Это весьма опасная позиция, которая и искусство-то завела в тупик. Мы до сих пор и думаем, что в искусстве главное – что изображено, а не как оно изображено.
С передвижников и начинается проблема функции искусства. Раньше художник писал-писал и не знал, какую мировую функцию он выполняет, в каком смысле он отвечает за мир. Веласкес писал и писал, по заказу Филиппа IV, и даже не знал, что он что-то для мира делает. Ему бы сказать, он глаза бы вытаращил. А оказалось, что делает. А передвижники думали, что делают, а оказалось, что нет. Так что тут решить этот вопрос трудно.
Так или иначе, передвижничество есть явление очень интересное и в русском, и в мировом искусстве. Это становление новой определенной художественной системы, которую надо рассматривать не прямолинейно, люблю – не люблю, классика – не классика, а в сложной проекции, в которой она выступает и в которой она приносит благие и бедовые плоды.
Но детская тема здесь решается так же, как и у Виже-Лебрен, а не с той точки, с которой подходит Перов. Она решается как объединение детей со взрослыми через эмоционально-социальное состояние.

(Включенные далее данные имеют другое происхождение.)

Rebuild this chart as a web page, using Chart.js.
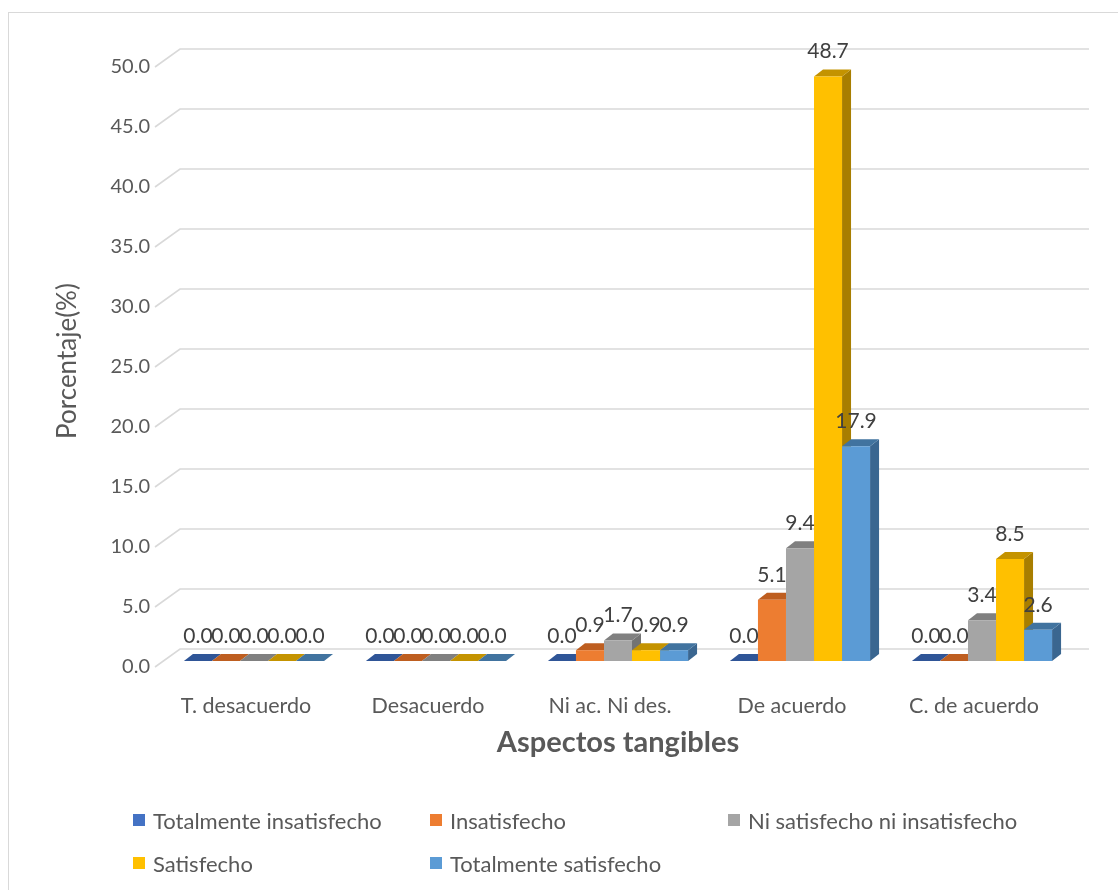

Художники полагали, что у русского интеллигента (причем не просто русского интеллигента, а русского интеллигента, принадлежащего к той же самой среде, что и приятели и приятельницы Виже-Лебрен), стоящего перед этой картиной, вот-вот пробудится совесть. А кто, собственно, видел эти картины? Представьте себе, какое количество людей в то время видело эти картины. Перов писал, Третьяков покупал, а сколько человек смотрело? Столько же, сколько и Виже-Лебрен. И даже меньшее количество их смотрело, потому что когда выставлялись Давид и его школа, то во Франции уже были приняты художественные салоны с посещением, а в России такого не было. Эрмитаж был не государственным собранием, а императорским, Третьяков основывает свою галерею в 1850-х годах. Надо понимать, что это сейчас много народу ходит и смотрит на эти картины, а когда они писались, то не были достоянием всех. Они были достоянием таких же людей, как сам Перов.
В картинах Гейнсборо дети изображены как духовно самостоятельные существа с собственным духовным миром. И вторая тенденция – изображение эмоциональных отношений в семье. Вот то же самое мы видим и у Перова. Это рассмотрение семьи через общую судьбу, через общие эмоциональные связи, через общность. Поэтому на картине «Проводы покойника» мы видим мать и рядом с ней двух детей у гроба. Это, конечно, ведет к очень раннему обретению духовного опыта. Однако же надо сказать, что мальчик, который сидит в санях, маленький, с надвинутой шапкой, участвует в этом и одновременно не участвует. Посмотрите внимательнее на его лицо. В нем есть, с одной стороны, участие в происходящем, но это участие чисто физическое – страх, холод, а до сознания это еще не очень доходит.